A similar argument applies to forcing students to withdraw from academic programs at institutions of higher learning that they had carefully selected. Additionally, by negating the difficulty of deciding on a career change under duress, enforced by employers on ethically and legally shaky grounds, Smith ignores the hardships that many unvaccinated workers are facing right now. The countless thankful comments and responses to Ponesse’s video attest to the highly volatile situation we’re in.
It is greatly problematic that experts, public health officials, politicians, and now also employers do not pause for a moment to reflect on the lopsided pandemic response. Instead, the myth of the vaccine as the only solution is being perpetuated. In fact, Dr. Ponesse was one of the signatories along with Dr. Steven Pelech from UBC Medicine and yours truly on a letter-to-the-editor titled “Hatred towards the unvaccinated is a result of continuing misinformation in the media about what COVID-19 vaccines can and cannot achieve“. In response to the Toronto Star arguably inciting hatred with its infamous August 26 front page, we were hoping to instill some common sense and curiosity into the Star’s investigative brains. We explain that the vaccines were not developed, tested, or proven to prevent infection or transmission. Unfortunately, to my knowledge, we never heard back from the Star.

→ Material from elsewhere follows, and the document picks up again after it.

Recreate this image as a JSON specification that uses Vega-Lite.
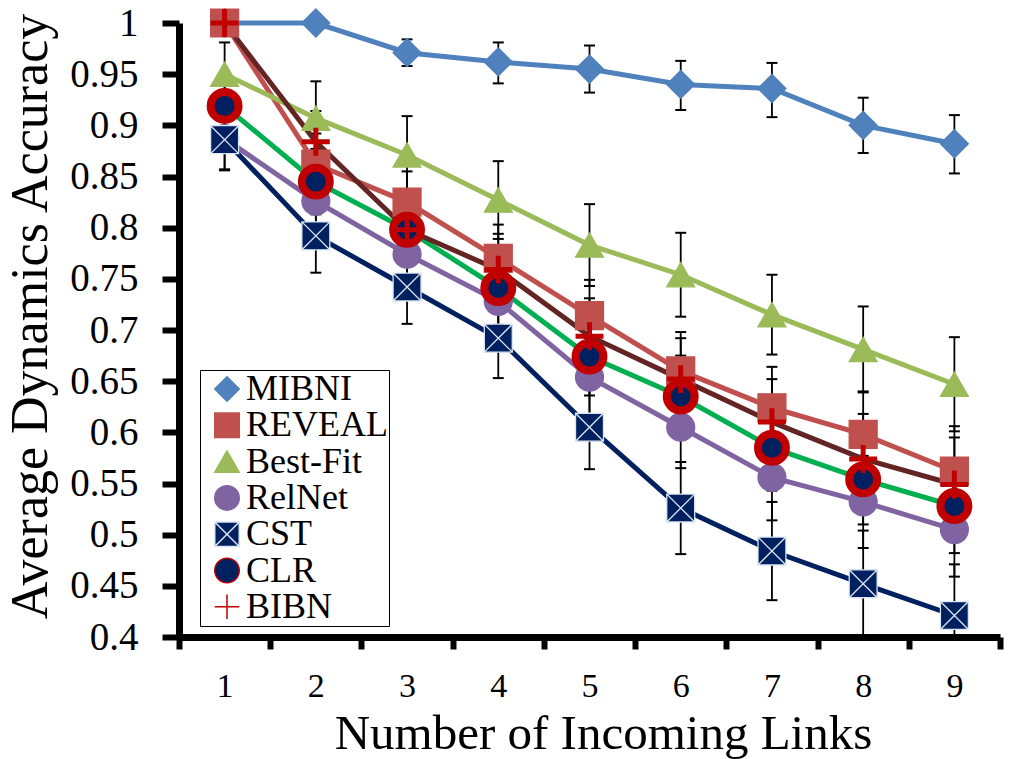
{
  "$schema": "https://vega.github.io/schema/vega-lite/v6.json",
  "autosize": "none",
  "width": 821,
  "height": 614,
  "padding": {"left": 179, "top": 23, "right": 13, "bottom": 122},
  "background": "white",
  "config": {
    "view": {"stroke": null},
    "font": "Liberation Serif",
    "legend": {"labelFont": "Liberation Serif", "labelFontSize": 36, "labelColor": "black"}
  },
  "data": {
    "values": [
      {"series": "MIBNI", "x": 1, "y": 1.0, "lo": 1.0, "hi": 1.0},
      {"series": "MIBNI", "x": 2, "y": 1.0, "lo": 1.0, "hi": 1.0},
      {"series": "MIBNI", "x": 3, "y": 0.971, "lo": 0.958, "hi": 0.984},
      {"series": "MIBNI", "x": 4, "y": 0.962, "lo": 0.941, "hi": 0.981},
      {"series": "MIBNI", "x": 5, "y": 0.955, "lo": 0.932, "hi": 0.978},
      {"series": "MIBNI", "x": 6, "y": 0.940, "lo": 0.915, "hi": 0.963},
      {"series": "MIBNI", "x": 7, "y": 0.936, "lo": 0.908, "hi": 0.961},
      {"series": "MIBNI", "x": 8, "y": 0.900, "lo": 0.873, "hi": 0.927},
      {"series": "MIBNI", "x": 9, "y": 0.882, "lo": 0.853, "hi": 0.910},
      {"series": "REVEAL", "x": 1, "y": 1.0, "lo": 1.0, "hi": 1.0},
      {"series": "REVEAL", "x": 2, "y": 0.862, "lo": 0.832, "hi": 0.892},
      {"series": "REVEAL", "x": 3, "y": 0.825, "lo": 0.795, "hi": 0.855},
      {"series": "REVEAL", "x": 4, "y": 0.770, "lo": 0.737, "hi": 0.803},
      {"series": "REVEAL", "x": 5, "y": 0.714, "lo": 0.679, "hi": 0.749},
      {"series": "REVEAL", "x": 6, "y": 0.660, "lo": 0.622, "hi": 0.698},
      {"series": "REVEAL", "x": 7, "y": 0.624, "lo": 0.584, "hi": 0.664},
      {"series": "REVEAL", "x": 8, "y": 0.598, "lo": 0.556, "hi": 0.640},
      {"series": "REVEAL", "x": 9, "y": 0.562, "lo": 0.518, "hi": 0.606},
      {"series": "Best-Fit", "x": 1, "y": 0.950, "lo": 0.919, "hi": 0.981},
      {"series": "Best-Fit", "x": 2, "y": 0.907, "lo": 0.871, "hi": 0.943},
      {"series": "Best-Fit", "x": 3, "y": 0.871, "lo": 0.833, "hi": 0.909},
      {"series": "Best-Fit", "x": 4, "y": 0.827, "lo": 0.789, "hi": 0.865},
      {"series": "Best-Fit", "x": 5, "y": 0.783, "lo": 0.743, "hi": 0.823},
      {"series": "Best-Fit", "x": 6, "y": 0.754, "lo": 0.713, "hi": 0.795},
      {"series": "Best-Fit", "x": 7, "y": 0.715, "lo": 0.676, "hi": 0.754},
      {"series": "Best-Fit", "x": 8, "y": 0.681, "lo": 0.639, "hi": 0.723},
      {"series": "Best-Fit", "x": 9, "y": 0.647, "lo": 0.601, "hi": 0.693},
      {"series": "RelNet", "x": 1, "y": 0.887, "lo": 0.857, "hi": 0.917},
      {"series": "RelNet", "x": 2, "y": 0.826, "lo": 0.796, "hi": 0.856},
      {"series": "RelNet", "x": 3, "y": 0.774, "lo": 0.742, "hi": 0.806},
      {"series": "RelNet", "x": 4, "y": 0.728, "lo": 0.693, "hi": 0.763},
      {"series": "RelNet", "x": 5, "y": 0.654, "lo": 0.616, "hi": 0.692},
      {"series": "RelNet", "x": 6, "y": 0.605, "lo": 0.565, "hi": 0.645},
      {"series": "RelNet", "x": 7, "y": 0.556, "lo": 0.514, "hi": 0.598},
      {"series": "RelNet", "x": 8, "y": 0.532, "lo": 0.487, "hi": 0.577},
      {"series": "RelNet", "x": 9, "y": 0.505, "lo": 0.459, "hi": 0.551},
      {"series": "CST", "x": 1, "y": 0.886, "lo": 0.856, "hi": 0.916},
      {"series": "CST", "x": 2, "y": 0.792, "lo": 0.756, "hi": 0.828},
      {"series": "CST", "x": 3, "y": 0.742, "lo": 0.706, "hi": 0.778},
      {"series": "CST", "x": 4, "y": 0.692, "lo": 0.653, "hi": 0.731},
      {"series": "CST", "x": 5, "y": 0.605, "lo": 0.564, "hi": 0.646},
      {"series": "CST", "x": 6, "y": 0.526, "lo": 0.481, "hi": 0.571},
      {"series": "CST", "x": 7, "y": 0.484, "lo": 0.436, "hi": 0.532},
      {"series": "CST", "x": 8, "y": 0.452, "lo": 0.400, "hi": 0.504},
      {"series": "CST", "x": 9, "y": 0.421, "lo": 0.400, "hi": 0.471},
      {"series": "CLR", "x": 1, "y": 0.919, "lo": 0.889, "hi": 0.949},
      {"series": "CLR", "x": 2, "y": 0.845, "lo": 0.813, "hi": 0.877},
      {"series": "CLR", "x": 3, "y": 0.798, "lo": 0.764, "hi": 0.832},
      {"series": "CLR", "x": 4, "y": 0.741, "lo": 0.705, "hi": 0.777},
      {"series": "CLR", "x": 5, "y": 0.674, "lo": 0.636, "hi": 0.712},
      {"series": "CLR", "x": 6, "y": 0.635, "lo": 0.595, "hi": 0.675},
      {"series": "CLR", "x": 7, "y": 0.585, "lo": 0.543, "hi": 0.627},
      {"series": "CLR", "x": 8, "y": 0.554, "lo": 0.510, "hi": 0.598},
      {"series": "CLR", "x": 9, "y": 0.528, "lo": 0.482, "hi": 0.574},
      {"series": "BIBN", "x": 1, "y": 1.0, "lo": 1.0, "hi": 1.0},
      {"series": "BIBN", "x": 2, "y": 0.884, "lo": 0.854, "hi": 0.914},
      {"series": "BIBN", "x": 3, "y": 0.798, "lo": 0.766, "hi": 0.830},
      {"series": "BIBN", "x": 4, "y": 0.759, "lo": 0.724, "hi": 0.794},
      {"series": "BIBN", "x": 5, "y": 0.694, "lo": 0.657, "hi": 0.731},
      {"series": "BIBN", "x": 6, "y": 0.652, "lo": 0.612, "hi": 0.692},
      {"series": "BIBN", "x": 7, "y": 0.610, "lo": 0.568, "hi": 0.652},
      {"series": "BIBN", "x": 8, "y": 0.574, "lo": 0.530, "hi": 0.618},
      {"series": "BIBN", "x": 9, "y": 0.549, "lo": 0.503, "hi": 0.595}
    ]
  },
  "encoding": {
    "x": {
      "field": "x",
      "type": "quantitative",
      "scale": {"domain": [0.5, 9.5], "nice": false, "zero": false},
      "axis": {
        "values": [0.5, 1, 1.5, 2, 2.5, 3, 3.5, 4, 4.5, 5, 5.5, 6, 6.5, 7, 7.5, 8, 8.5, 9, 9.5],
        "labelExpr": "datum.value % 1 === 0 ? '' + datum.value : ''",
        "tickOpacity": {"condition": {"test": "datum.value % 1 === 0", "value": 0}, "value": 1},
        "grid": false,
        "domainColor": "black",
        "domainWidth": 7,
        "tickColor": "black",
        "tickWidth": 6,
        "tickSize": 12,
        "labelOverlap": false,
        "labelFlush": false,
        "labelBaseline": "alphabetic",
        "labelPadding": 47,
        "labelFont": "Liberation Serif",
        "labelFontSize": 34,
        "labelColor": "black",
        "title": "Number of Incoming Links",
        "titleFont": "Liberation Serif",
        "titleFontSize": 49,
        "titleFontWeight": "normal",
        "titleColor": "black",
        "titleX": 424,
        "titleY": 111,
        "titleAlign": "center",
        "titleBaseline": "alphabetic"
      }
    },
    "y": {
      "field": "y",
      "type": "quantitative",
      "scale": {"domain": [0.4, 1.0], "nice": false, "zero": false},
      "axis": {
        "values": [0.4, 0.45, 0.5, 0.55, 0.6, 0.65, 0.7, 0.75, 0.8, 0.85, 0.9, 0.95, 1.0],
        "format": ".2~f",
        "grid": false,
        "domainColor": "black",
        "domainWidth": 7,
        "tickColor": "black",
        "tickWidth": 6,
        "tickSize": 17,
        "labelOverlap": false,
        "labelFlush": false,
        "labelPadding": 24,
        "labelFont": "Liberation Serif",
        "labelFontSize": 39,
        "labelColor": "black",
        "title": "Average Dynamics Accuracy",
        "titleFont": "Liberation Serif",
        "titleFontSize": 52,
        "titleFontWeight": "normal",
        "titleColor": "black",
        "titleX": -133,
        "titleY": 293,
        "titleAngle": 270,
        "titleAlign": "center",
        "titleBaseline": "alphabetic"
      }
    }
  },
  "layer": [
    {
      "mark": {"type": "rule", "color": "black", "strokeWidth": 1.8, "clip": true},
      "encoding": {"y": {"field": "lo", "type": "quantitative"}, "y2": {"field": "hi"}}
    },
    {
      "mark": {"type": "tick", "orient": "horizontal", "color": "black", "size": 11, "thickness": 2, "opacity": 1, "clip": true},
      "encoding": {"y": {"field": "lo", "type": "quantitative"}}
    },
    {
      "mark": {"type": "tick", "orient": "horizontal", "color": "black", "size": 11, "thickness": 2, "opacity": 1, "clip": true},
      "encoding": {"y": {"field": "hi", "type": "quantitative"}}
    },
    {
      "mark": {"type": "line", "strokeWidth": 5},
      "encoding": {
        "color": {
          "field": "series",
          "type": "nominal",
          "legend": null,
          "scale": {
            "domain": ["BIBN", "CLR", "CST", "RelNet", "Best-Fit", "REVEAL", "MIBNI"],
            "range": ["#632523", "#00B050", "#002060", "#8064A2", "#9BBB59", "#C0504D", "#4F81BD"]
          }
        },
        "detail": {"field": "series"}
      }
    },
    {
      "mark": {"type": "point", "filled": true, "opacity": 1, "size": 780},
      "encoding": {
        "shape": {
          "field": "series",
          "type": "nominal",
          "scale": {
            "domain": ["MIBNI", "REVEAL", "Best-Fit", "RelNet", "CST", "CLR", "BIBN"],
            "range": ["diamond", "square", "triangle-up", "circle", "M-1,-1H1V1H-1ZM-1,-1L1,1M1,-1L-1,1", "circle", "M-1,0H1M0,-1V1"]
          },
          "legend": {
            "orient": "none",
            "legendX": 21,
            "legendY": 347,
            "title": null,
            "strokeColor": "black",
            "fillColor": "white",
            "padding": 1,
            "symbolOffset": 8,
            "labelOffset": 1,
            "labelFont": "Liberation Serif",
            "labelFontSize": 36,
            "labelColor": "black",
            "labelExpr": "datum.label + '\u00a0\u00a0\u00a0\u00a0'",
            "rowPadding": 0.3,
            "symbolSize": 600,
            "encode": {
              "symbols": {
                "update": {
                  "strokeWidth": {"signal": "datum.value === 'CLR' ? 7 : datum.value === 'BIBN' ? 5 : 1.2"}
                }
              }
            }
          }
        },
        "fill": {
          "field": "series",
          "type": "nominal",
          "scale": {
            "domain": ["MIBNI", "REVEAL", "Best-Fit", "RelNet", "CST", "CLR", "BIBN"],
            "range": ["#4F81BD", "#C0504D", "#9BBB59", "#8064A2", "#002060", "#002060", "#C00000"]
          }
        },
        "stroke": {
          "field": "series",
          "type": "nominal",
          "scale": {
            "domain": ["MIBNI", "REVEAL", "Best-Fit", "RelNet", "CST", "CLR", "BIBN"],
            "range": ["#4F81BD", "#C0504D", "#9BBB59", "#8064A2", "#DCE6F2", "#C00000", "#C00000"]
          }
        },
        "strokeWidth": {
          "condition": [
            {"test": "datum.series === 'CLR'", "value": 8},
            {"test": "datum.series === 'BIBN'", "value": 5}
          ],
          "value": 1.3
        }
      }
    }
  ]
}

Yet, the fact that the public is poorly informed about the developing science around SARS-CoV-2, essentially receiving propaganda generated by filtering information through the lens of the predefined government and mainstream narrative, is hugely concerning. How many vaccinated Canadians chose to “get the jab” not just voluntarily – the question discussed above – but after receiving full disclosure of the benefits and risks? The Canadian Covid Care Alliance created a short video explaining the elements of informed consent for COVID vaccination. This informed consent is simply not available to the average person at present.
Even the obvious “safety signals” from the US Vaccine Adverse Event Reporting System or Health Canada’s weekly COVID-19 vaccine safety reports are not broadly known. Dr. Smith refers to the minimal 0.007% ratio of serious adverse events in Canada, but without relating it to the small risk of suffering a serious case of COVID, the age stratification of both metrics, the issue of possible significant under-reporting in the Canadian system, or the unknown longterm safety of the vaccines.
Meanwhile, Dr. Ponesse takes a more principled stance on the ethical wrong of employers’ vaccine mandates. In this post, I assert that this stance is strongly supported by the scientific evidence around SARS-CoV-2, COVID-19, and the vaccines’ function, efficacy, and safety. To put all our eggs in one basket instead of pursuing competing solutions such as early treatment protocols and focused protection is irrational and frankly stupid.